Застывшие кадры сменяли один другой — медленные, болезненные, обнаженные. Было несколько звонков из больницы — и все с плохими новостями. Узелок был величиной в два с половиной сантиметра — довольно крупный. Это говорило о том, что у Трейи рак второй стадии, которая предполагает большую вероятность того, что затронуты лимфоузлы. Что еще хуже, согласно отчету патолога, клетки в опухоли были чрезвычайно слабодифференцированными (грубо говоря, это значит: очень злокачественными). На шкале от одного до четырех, где четыре означает самое худшее, у Трейи была опухоль самой скверной разновидности четвертой степени — агрессивная, трудноистребимая и очень быстро растущая, хотя на тот момент мы буквально ни слова из этого не понимали.
Несмотря на то что все происходило как при замедленной съемке, каждый кадр содержал столько переживаний и информации, что возникало дикое ощущение, будто все происходит одновременно и слишком быстро, и слишком медленно. Меня не оставляло чувство, что я играю в бейсбол: стою в перчатке, а несколько человек бросают в меня бейсбольные мячи, и я должен их ловить. Но в меня летит так много бейсбольных мячей, что они бьют меня по голове, по телу и падают на землю, а я стою с идиотским выражением на лице. «Стойте, ребята, не могли бы вы помедленней, чтобы у меня был шанс? Нет?..» Звонки с дурными новостями продолжались.

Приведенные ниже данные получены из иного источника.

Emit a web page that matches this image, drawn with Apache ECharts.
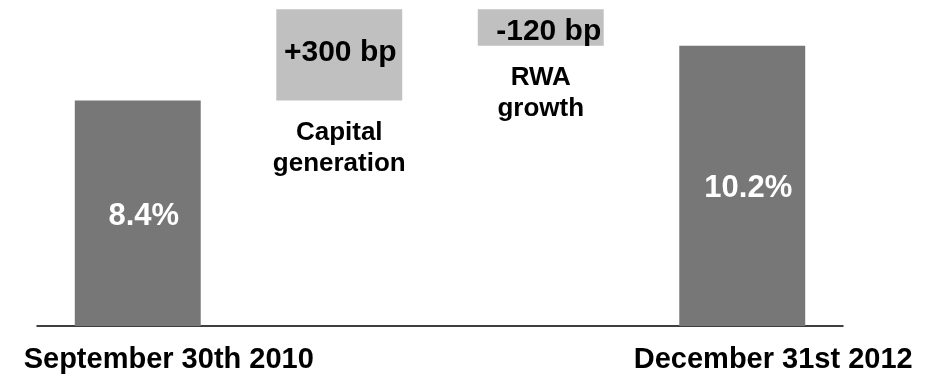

Я думала: ну почему никто не может позвонить и сообщить что-нибудь хорошее? Неужели всего этого недостаточно? Ну хоть бы откуда-нибудь лучик надежды! Каждый звонок обновлял во мне чувство жалости к себе: почему я? Я давала выход эмоциям и только через некоторое время после этого могла воспринимать новости хладнокровно, как простую фактическую информацию. Все идет так, как идет. У меня удалили опухоль размером в два с половиной сантиметра. Это агрессивная карцинома. Клетки очень слабо дифференцированны. Вот и все, что нам сейчас известно. Было уже поздно. Кен пошел на кухню заваривать чай. Мир наполняли тишина и успокоение, и на глаза мне снова навернулись слезы. Тихие слезы отчаяния. Все это правда, все это на самом деле, все это происходит со мной. Кен вернулся, посмотрел на меня. Он не произнес ни слова. Он сел, обхватил меня руками, и мы стали смотреть в темноту, ничего не говоря.